The relative weakness of even our most advanced students is confirmed by scores on the advanced physics and mathematics components of the 1995 Third International Mathematics and Science Study (TIMSS), which is administered only to students who have taken these courses. In physics the United States scored significantly lower than 14 of the 15 participating countries; in advanced math U.S. scores were significantly lower than those of 11 of 15 participating countries. On neither exam was the U.S. score significantly higher than that of any other nation. Nor did we register any improvement from the Second International Mathematics Study, conducted in the early 1980s.

Diluting the Solution

These divergent trends-simultaneous increased enrollment in academic courses and stagnant achievement-suggest an hypothesis: in order to accommodate a wider range of student abilities and previous attainments in academic courses, the content of those courses has been diluted. This may be the inevitable consequence of policies that stress uniform academic treatments for all students.

First consider evidence from studies of curriculum and textbooks. The serious deterioration of textbook content appears to have begun in the 1960s. The late Jeanne Chall and Sue S. Conard studied widely used textbooks covering the period from 1945 to 1975 and noted, “On the whole, the later the copyright dates of the textbooks for the same grade, the easier they were, as measured by indices of readability level, maturity level, difficulty of questions, and extent of illustration.”

There is reason to believe that curriculum materials have continued to weaken since the publication of Risk. The so-called “math wars” were prompted by the release of newer texts seen as grossly inadequate because of their deemphasis of rich content. The unchallenging curriculum stimulated the growth of parent-led protest organizations such as HOLD and Mathematically Correct. Many of the offending new mathematics programs were sponsored by, of all institutions, the National Science Foundation.

For instance, one of these programs, the Core-Plus Mathematics Project, was found by a reviewer to have “generated massive resentment among the students who were the experimental subjects during early implementation. Many students found themselves ill prepared for college, even though they came from highly educated homes and had a high likelihood of success.” Just one example of the sheer vacuity of Core-Plus is that it had no section at all on factoring polynomials.

Another measure of the degree to which high-school academic courses have been watered down is provided by achievement scores in districts and schools where more children are taking academic courses. Consider data on algebra enrollments and achievement from California. There is a negative partial correlation of .67 between enrollment and achievement among individual schools in 8th-grade algebra, meaning that high enrollment percentages in algebra were correlated with lower scores. This was after controlling for students’ mean achievement in 7th-grade math the previous year, which establishes that the correlation is not simply the result of diluting the test-taking pool with more students.

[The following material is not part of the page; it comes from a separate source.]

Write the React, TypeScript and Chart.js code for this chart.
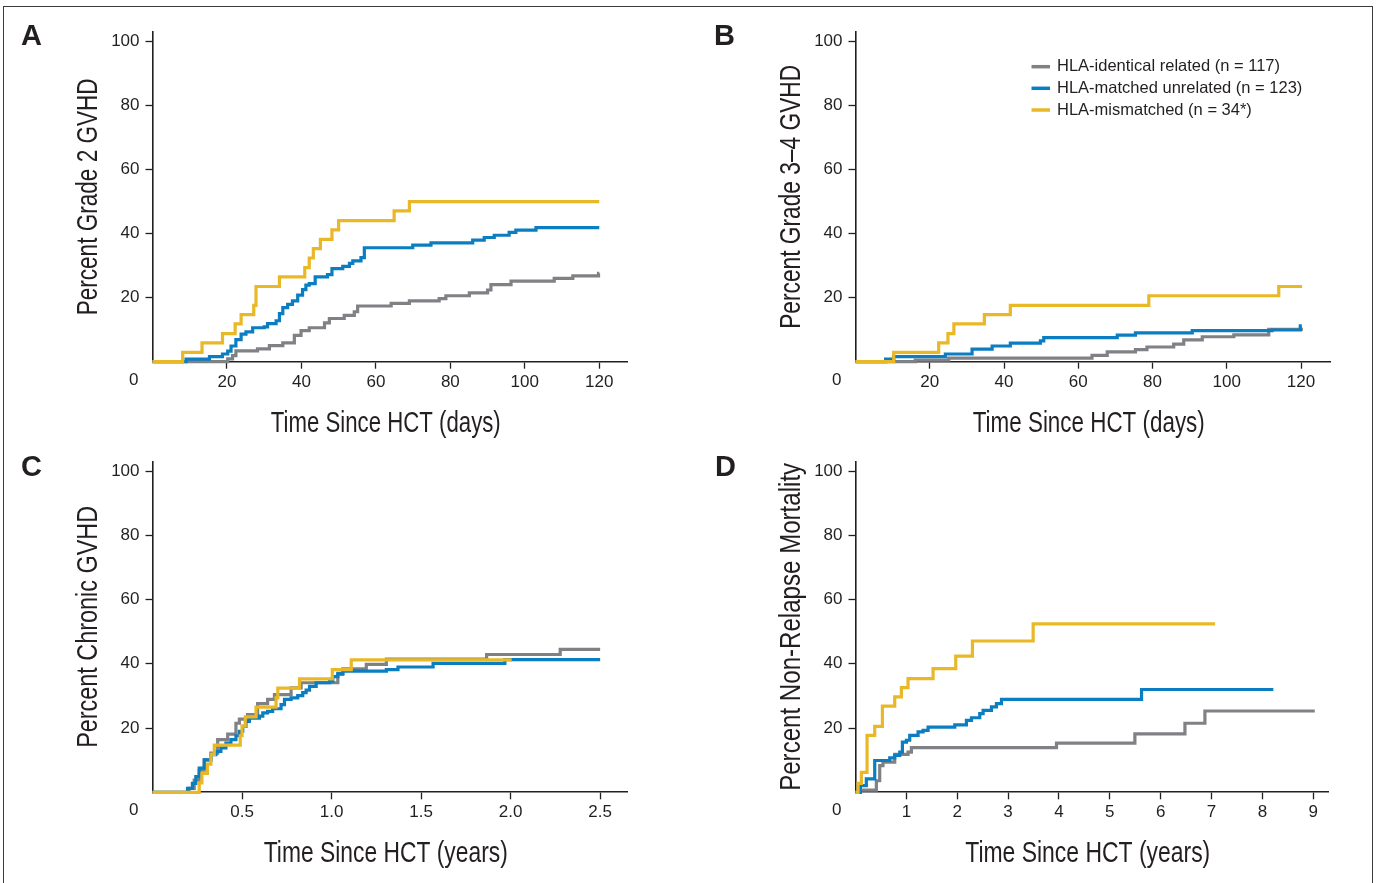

This suggests that the more students a school enrolls in algebra, the more school officials feel the need to use curriculum materials with less challenging content. Flooding academic courses with underprepared students may have had the net effect of driving the rigor out of these courses.

The best course of action is for high schools to reinstate truly rigorous academic courses, but to differentiate among students with respect to the extent and rate of progress through the sequence of courses. For example, multiple levels of diplomas could be offered based on courses completed, although this progress should still be verified by external exams, as in the International Baccalaureate program. This would be a major improvement over the other form of differentiated curriculum (rigorous content for the college-bound, nonacademic content for the rest) that A Nation at Risk warned against, while also respecting the fact that not all students can handle the same lockstep schedule of rigorous courses.

Williamson M. Evers is a research fellow at the Hoover Institution. Paul Clopton is a biomedical research statistician with the U.S. Department of Veterans Affairs.